Goal.
Check each line for the string "matplotlib", then give only how many lines have it.

Data block.
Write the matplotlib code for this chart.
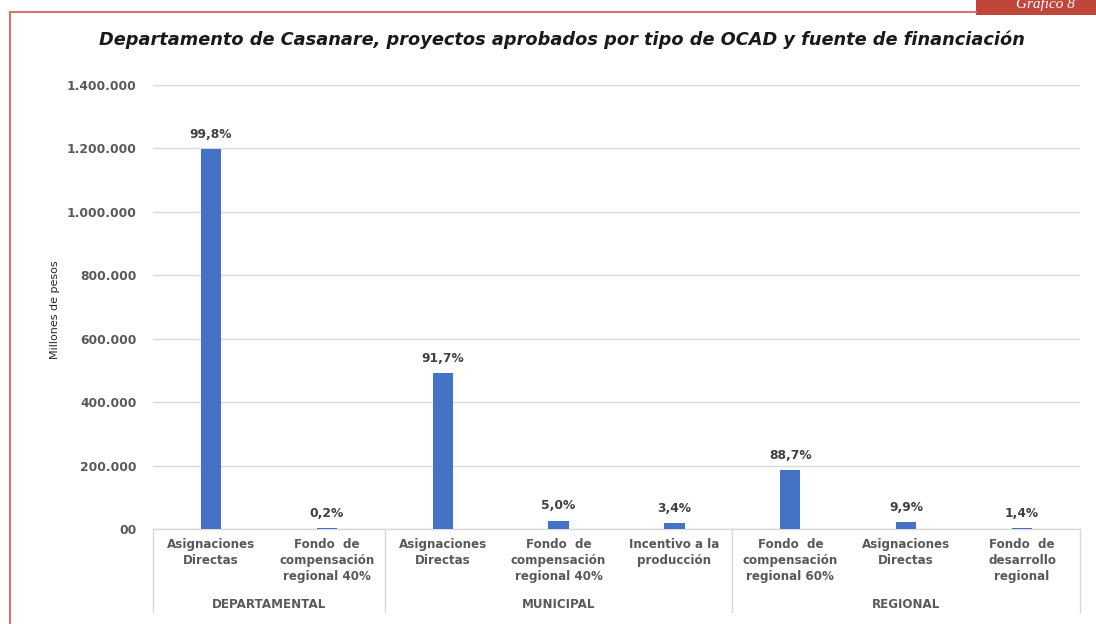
import matplotlib
matplotlib.use("Agg")
import matplotlib.pyplot as plt
from matplotlib.patches import Rectangle
from matplotlib.lines import Line2D
import matplotlib.transforms as mtransforms

groups = ["DEPARTAMENTAL", "MUNICIPAL", "REGIONAL"]
group_sizes = [2, 3, 3]
categories = ["Asignaciones\nDirectas", "Fondo  de\ncompensación\nregional 40%",
              "Asignaciones\nDirectas", "Fondo  de\ncompensación\nregional 40%",
              "Incentivo a la\nproducción",
              "Fondo  de\ncompensación\nregional 60%", "Asignaciones\nDirectas",
              "Fondo  de\ndesarrollo\nregional"]
values = [1198000, 2400, 491900, 26800, 18200, 186000, 20800, 2900]
pct_labels = ["99,8%", "0,2%", "91,7%", "5,0%", "3,4%", "88,7%", "9,9%", "1,4%"]
yticks = [0, 200000, 400000, 600000, 800000, 1000000, 1200000, 1400000]
ytick_labels = ["00", "200.000", "400.000", "600.000", "800.000", "1.000.000", "1.200.000", "1.400.000"]
title = "Departamento de Casanare, proyectos aprobados por tipo de OCAD y fuente de financiación"

W, H = 1096, 624
fig = plt.figure(figsize=(W / 100, H / 100), dpi=100)
fig.patch.set_facecolor("white")

ax = fig.add_axes([153 / W, 1 - 529 / H, (1080 - 153) / W, (529 - 85) / H])
x = list(range(len(values)))
ax.bar(x, values, width=0.175, color="#4472C4", zorder=3)
ax.set_xlim(-0.5, len(values) - 0.5)
ax.set_ylim(0, 1400000)
ax.set_yticks(yticks)
ax.set_yticklabels(ytick_labels, fontsize=8.8, fontweight="bold", color="#595959", family="DejaVu Sans")
ax.tick_params(axis="y", length=0, pad=12)
ax.set_xticks([])
ax.grid(axis="y", color="#D9D9D9", linewidth=1, zorder=0)
for s in ["top", "right", "left"]:
    ax.spines[s].set_visible(False)
ax.spines["bottom"].set_color("#D9D9D9")
ax.spines["bottom"].set_linewidth(1)

for xi, v, lab in zip(x, values, pct_labels):
    ax.annotate(lab, (xi, v), xytext=(0, 6), textcoords="offset points", ha="center", va="bottom",
                fontsize=8.8, fontweight="bold", color="#404040", family="DejaVu Sans")

trans = mtransforms.blended_transform_factory(ax.transData, fig.transFigure)
for xi, cat in zip(x, categories):
    ax.text(xi, 1 - 538 / H, cat, transform=trans, ha="center", va="top", fontsize=8.6,
            fontweight="bold", color="#595959", family="DejaVu Sans", linespacing=1.3, multialignment="center")

start = 0
bounds = [-0.5]
for g, n in zip(groups, group_sizes):
    center = start + (n - 1) / 2
    ax.text(center, 1 - 605 / H, g, transform=trans, ha="center", va="center", fontsize=8.6,
            fontweight="bold", color="#595959", family="DejaVu Sans")
    start += n
    bounds.append(start - 0.5)
for b in bounds:
    fig.add_artist(Line2D([b, b], [1 - 529 / H, 1 - 612 / H], transform=trans, color="#D9D9D9", linewidth=1))

fig.text(55 / W, 1 - 310 / H, "Millones de pesos", rotation=90, ha="center", va="center", fontsize=8,
         color="#262626", family="DejaVu Sans")

fig.text(562 / W, 1 - 40 / H, title, ha="center", va="center", fontsize=12.8, fontweight="bold",
         style="italic", color="#1a1a1a", family="DejaVu Sans")

# red frame
fig.add_artist(Line2D([9.5 / W, 9.5 / W], [0, 1 - 11.5 / H], transform=fig.transFigure, color="#D9736E", linewidth=1.5))
fig.add_artist(Line2D([9.5 / W, 976 / W], [1 - 11.5 / H, 1 - 11.5 / H], transform=fig.transFigure, color="#D9736E", linewidth=1.5))
fig.add_artist(Rectangle((976 / W, 1 - 15 / H), (W - 976) / W, 15 / H, transform=fig.transFigure,
                         facecolor="#C0453A", edgecolor="none"))
fig.text(1016 / W, 1 - 4 / H, "Gráfico 8", ha="left", va="center", fontsize=11, style="italic",
         color="white", family=["Liberation Serif", "DejaVu Serif"])

fig.savefig("out.png", dpi=100)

Right answer.
7